While all your fourth-graders may not yet love reading, they are at a perfect age to be turned into lifelong readers. Make reading an exciting part of your classroom by incorporating interactive and hands-on projects to accompany both independent reading and classroom reading. Reading projects can also be an opportunity to integrate art and technology into your classroom.
Taking a Journey
Many books for young people involve the hero taking a long journey. Create a map of the world in the book and put it up on the bulletin board. Read the story aloud and have students create a push-pin trail as the hero travels through the land. Have students take turns writing index cards about what happens at each push pin location. Some suggestions for books that you could use include "The Hobbit," "The Phantom Tollbooth," "The Voyage of the Dawn Treader" and "Around the World in 80 Days."
After reading a book aloud, have students create a diorama that illustrates one of their favorite scenes in the book. Alternatively, assign each student a different chapter and have them create dioramas that illustrate the events of that chapter. Put the dioramas on display in the room in the order of the book's events. Have each student take two to three minutes to present her diorama to the class and explain what is in it. Books that might work well for this project include "The Secret Garden," "The Cricket in Times Square," any of the Magic Treehouse books, "Harry Potter and the Sorcerer's Stone," "The Chronicles of Prydain: The Book of Three," "James and the Giant Peach" or "The Dark is Rising."
Divide students into groups of three to five people. Have them pick a picture book that all of them like. Then have them write a song about the story. Have each team design a music video based on the book they chose. You can either have them perform the music video as a live performance for the rest of the class or bring in video cameras and let them create their own YouTube-style video.
Audio Reading Blog
Create a yearlong reading blog for your class. Set it up on a website that the children can all access. Whenever a student finishes reading a book through independent reading, let her record a one-minute review of the book and post it on the blog. They can then share their reviews with friends and family.

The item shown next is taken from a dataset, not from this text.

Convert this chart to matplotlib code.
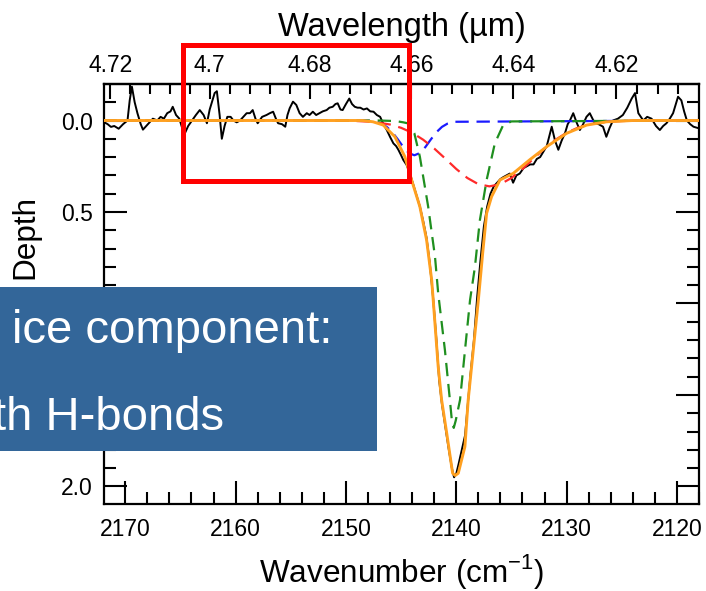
import numpy as np
import matplotlib
matplotlib.use('Agg')
import matplotlib.pyplot as plt
from matplotlib.patches import Rectangle
from matplotlib.ticker import MultipleLocator, FixedLocator, FuncFormatter

# observed spectrum (wavenumber cm-1, optical depth)
obs_nu = [2171.9, 2171.6, 2171.3, 2171.0, 2170.6, 2170.2, 2169.8, 2169.6, 2169.4, 2169.15,
          2168.9, 2168.6, 2168.4, 2168.1, 2167.8, 2167.5, 2167.1, 2166.8, 2166.5, 2166.2,
          2165.9, 2165.7, 2165.4, 2165.1, 2164.85, 2164.6, 2164.3, 2163.95, 2163.6, 2163.25,
          2162.9, 2162.6, 2162.35, 2162.1, 2161.9, 2161.7, 2161.45, 2161.25, 2161.0, 2160.75,
          2160.45, 2160.2, 2159.9, 2159.6, 2159.3, 2159.0, 2158.7, 2158.45, 2158.2, 2158.0,
          2157.6, 2157.2, 2156.9, 2156.6, 2156.35, 2156.15, 2155.8, 2155.5, 2155.3, 2155.1,
          2154.8, 2154.5, 2154.2, 2153.9, 2153.55, 2153.3, 2153.0, 2152.7, 2152.4, 2152.1,
          2151.75, 2151.5, 2151.2, 2150.95, 2150.75, 2150.5, 2150.3, 2150.0, 2149.7, 2149.45,
          2149.2, 2148.95, 2148.7, 2148.4, 2148.1, 2147.8, 2147.5, 2147.2, 2146.9, 2146.6,
          2146.3, 2146.0, 2145.7, 2145.45, 2145.25, 2145.0, 2144.8, 2144.5, 2144.2, 2143.9,
          2143.6, 2143.3, 2143.0, 2142.7, 2142.4, 2142.1, 2141.8, 2141.55, 2141.3, 2141.0,
          2140.7, 2140.4, 2140.2, 2140.0, 2139.8, 2139.5, 2139.2, 2139.0, 2138.7, 2138.4,
          2138.1, 2137.8, 2137.5, 2137.2, 2136.9, 2136.6, 2136.3, 2136.0, 2135.75, 2135.45,
          2135.15, 2134.85, 2134.55, 2134.25, 2133.9, 2133.6, 2133.3, 2133.0, 2132.7, 2132.4,
          2132.1, 2131.8, 2131.55, 2131.35, 2131.05, 2130.75, 2130.45, 2130.15, 2129.9, 2129.7,
          2129.4, 2129.1, 2128.8, 2128.5, 2128.2, 2127.9, 2127.65, 2127.45, 2127.1, 2126.7,
          2126.4, 2126.1, 2125.8, 2125.35, 2124.9, 2124.5, 2124.1, 2123.8, 2123.5, 2123.05,
          2122.7, 2122.3, 2121.9, 2121.55, 2121.25, 2120.95, 2120.65, 2120.35, 2120.05, 2119.9,
          2119.6, 2119.35, 2119.1, 2118.8, 2118.5, 2118.0]
obs_depth = [0.01, 0.02, 0.035, 0.03, 0.045, 0.02, 0.0, -0.11, -0.185, -0.10,
             -0.04, 0.02, 0.05, 0.03, 0.01, -0.01, 0.0, -0.02, -0.01, -0.04,
             -0.05, -0.075, -0.03, -0.01, 0.04, 0.07, 0.03, 0.0, -0.03, -0.057,
             -0.03, 0.015, -0.06, -0.11, -0.15, -0.16, -0.03, 0.10, 0.03, -0.02,
             -0.02, 0.0, 0.01, 0.0, -0.02, -0.04, -0.04, -0.057, -0.01, 0.015,
             -0.02, -0.03, -0.04, -0.048, -0.01, 0.015, 0.02, 0.034, -0.03, -0.067,
             -0.103, -0.085, -0.04, -0.02, -0.04, -0.03, -0.048, -0.03, -0.04, -0.05,
             -0.057, -0.07, -0.075, -0.09, -0.094, -0.06, -0.057, -0.09, -0.12, -0.09,
             -0.075, -0.07, -0.07, -0.06, -0.066, -0.05, -0.048, -0.03, -0.02, 0.02,
             0.052, 0.09, 0.125, 0.14, 0.16, 0.19, 0.216, 0.243, 0.29, 0.35,
             0.41, 0.47, 0.55, 0.64, 0.78, 0.97, 1.20, 1.42, 1.55, 1.67,
             1.79, 1.90, 1.95, 1.93, 1.88, 1.80, 1.72, 1.58, 1.38, 1.20,
             0.96, 0.76, 0.58, 0.47, 0.40, 0.36, 0.34, 0.32, 0.31, 0.30,
             0.29, 0.34, 0.30, 0.29, 0.26, 0.25, 0.24, 0.24, 0.21, 0.20,
             0.17, 0.14, 0.08, 0.034, 0.11, 0.16, 0.11, 0.07, 0.02, 0.0,
             -0.04, 0.01, 0.052, 0.02, -0.02, -0.04, -0.01, 0.015, 0.02, 0.034,
             0.089, 0.04, 0.0, -0.01, -0.03, -0.07, -0.12, -0.15, -0.04, 0.0,
             -0.02, -0.01, 0.03, 0.052, 0.03, 0.015, -0.01, -0.04, -0.10, -0.13,
             -0.11, -0.05, 0.0, 0.02, 0.034, 0.043]

# fit components
blue_nu = [2172, 2148, 2147.3, 2146.8, 2146.3, 2145.8, 2145.3, 2144.8, 2144.3, 2143.8,
           2143.3, 2142.8, 2142.3, 2141.8, 2141.3, 2140.8, 2140.3, 2118]
blue_depth = [0, 0.001, 0.007, 0.017, 0.035, 0.064, 0.103, 0.145, 0.178, 0.19,
              0.178, 0.145, 0.103, 0.064, 0.035, 0.017, 0.007, 0]

red_nu = [2172, 2150, 2149, 2148, 2147, 2146, 2145, 2144, 2143, 2142, 2141, 2140, 2139,
          2138, 2137, 2136, 2135, 2134, 2133, 2132, 2131, 2130, 2129, 2128, 2127, 2126,
          2125, 2124, 2118]
red_depth = [0, 0.001, 0.003, 0.006, 0.012, 0.022, 0.040, 0.067, 0.105, 0.153, 0.208,
             0.265, 0.314, 0.348, 0.36, 0.348, 0.314, 0.265, 0.208, 0.153, 0.105, 0.067,
             0.040, 0.022, 0.012, 0.006, 0.003, 0.001, 0]

green_nu = [2172, 2147, 2145.5, 2144.8, 2144.35, 2143.8, 2143.3, 2142.55, 2141.93, 2141.64,
            2141.03, 2140.58, 2140.4, 2140.23, 2140.05, 2139.66, 2139.21, 2138.75, 2138.31,
            2137.86, 2137.25, 2136.5, 2135.75, 2135, 2118]
green_depth = [0, 0, 0.003, 0.01, 0.016, 0.07, 0.198, 0.47, 0.744, 0.944,
               1.255, 1.527, 1.64, 1.68, 1.64, 1.527, 1.255, 0.98, 0.80,
               0.544, 0.325, 0.124, 0.025, 0.005, 0]

fit_nu = [2172, 2148.5, 2147.55, 2146.62, 2145.56, 2144.66, 2144.05, 2143.3, 2142.69, 2142.23,
          2142.09, 2141.64, 2141.33, 2140.87, 2140.33, 2140.1, 2139.82, 2139.22, 2138.92,
          2138.46, 2138.0, 2137.6, 2137.25, 2136.8, 2136.04, 2134.84, 2133.33, 2131.81,
          2130.0, 2128.19, 2126.37, 2124, 2118]
fit_depth = [0, 0, 0.007, 0.025, 0.089, 0.198, 0.325, 0.471, 0.653, 0.872,
             0.981, 1.345, 1.527, 1.708, 1.928, 1.94, 1.928, 1.783, 1.527,
             1.254, 0.981, 0.72, 0.507, 0.416, 0.325, 0.289, 0.214, 0.143,
             0.070, 0.025, 0.007, 0, 0]

wl_ticks = [4.72, 4.70, 4.68, 4.66, 4.64, 4.62]
# depth labels left visible (1.0 and 1.5 sit under the text box)
depth_labels = [0.0, 0.5, 2.0]

plt.rcParams['font.family'] = ['Liberation Sans', 'DejaVu Sans']
plt.rcParams['mathtext.fontset'] = 'custom'
plt.rcParams['mathtext.rm'] = 'Liberation Sans'

fig = plt.figure(figsize=(7.06, 5.91), dpi=100)
ax = fig.add_axes([0.1473, 0.1472, 0.8428, 0.7102])

ax.plot(obs_nu, obs_depth, color='black', lw=1.4, zorder=2)
ax.plot(blue_nu, blue_depth, color='#1a1aff', lw=1.6, dashes=(6, 3.5), zorder=3)
ax.plot(red_nu, red_depth, color='#ff2a2a', lw=1.6, dashes=(6, 3.5), zorder=3)
ax.plot(green_nu, green_depth, color='#1f8f1f', lw=1.6, dashes=(6, 3.5), zorder=3)
ax.plot(fit_nu, fit_depth, color='#ffa020', lw=2.1, zorder=4)

ax.set_xlim(2171.93, 2118.0)
ax.set_ylim(2.096, -0.198)


def depth_fmt(v, p):
    v = round(v, 2) + 0.0
    return f'{v:.1f}' if v in depth_labels else ''


ax.xaxis.set_major_locator(MultipleLocator(10))
ax.xaxis.set_minor_locator(MultipleLocator(2))
ax.yaxis.set_major_locator(MultipleLocator(0.5))
ax.yaxis.set_minor_locator(MultipleLocator(0.1))
ax.yaxis.set_major_formatter(FuncFormatter(depth_fmt))
ax.tick_params(which='both', direction='in', top=False, right=True, width=1.5,
               labelsize=16.5, color='black')
ax.tick_params(which='major', length=16.5)
ax.tick_params(which='minor', length=8.5)
ax.tick_params(axis='x', pad=10)
ax.tick_params(axis='y', pad=8)
for s in ax.spines.values():
    s.set_linewidth(1.6)

ax.set_xlabel(r'Wavenumber (cm$^{-1}$)', fontsize=22.7, labelpad=8)
ax.set_ylabel('Depth', fontsize=22.7)
ax.yaxis.set_label_coords(-0.1076, 0.636)


def to_wl(nu):
    with np.errstate(divide='ignore'):
        return 10000.0 / (4290.0 - np.asarray(nu, dtype=float))


def to_nu(wl):
    with np.errstate(divide='ignore'):
        return 4290.0 - 10000.0 / np.asarray(wl, dtype=float)


sec = ax.secondary_xaxis('top', functions=(to_wl, to_nu))
sec.xaxis.set_major_locator(FixedLocator(wl_ticks))
sec.xaxis.set_minor_locator(MultipleLocator(0.004))
sec.xaxis.set_major_formatter(FuncFormatter(lambda v, p: f'{v:g}'))
sec.tick_params(which='both', direction='in', width=1.5, labelsize=16.5, pad=5)
sec.tick_params(which='major', length=11)
sec.tick_params(which='minor', length=7)
sec.spines['top'].set_linewidth(1.6)
sec.set_xlabel('Wavelength (µm)', fontsize=23.5, labelpad=13)

# red highlight frame and blue text box (figure overlay)
fig.add_artist(Rectangle((0.2585, 0.6937), 0.3208, 0.2306, transform=fig.transFigure,
                         fill=False, edgecolor='#ff0000', lw=3.6, zorder=10))
fig.add_artist(Rectangle((0, 0.2369), 0.534, 0.2775, transform=fig.transFigure,
                         facecolor='#336699', edgecolor='none', zorder=10))
fig.text(333 / 706, 0.4196, 'ice component:', ha='right', va='baseline',
         color='white', fontsize=34, zorder=11)
fig.text(224 / 706, 0.2724, 'th H-bonds', ha='right', va='baseline',
         color='white', fontsize=34, zorder=11)

fig.savefig('out.png', dpi=100)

This is a project that can be done with a single book or multiple books. After a book has been read, give each student a square of white cloth and fabric paint. Let them create squares about the book. Have them sign their names somewhere on the squares. You may also want to provide glitter, beads, paint or yarn for students to creatively decorate their squares. Then sew or use fabric glue to connect all the pieces into a large quilt that you can display in your classroom or in the hallway.
After a unit on mythology or fairy tales, have students put on a puppet show that retells the story. Have them make puppets out of socks, paper bags, cloth or craft sticks. Give each student a chance to tell a different part of the story. Consider putting the puppet show on for a younger class or for parents during an open house or parent visitation.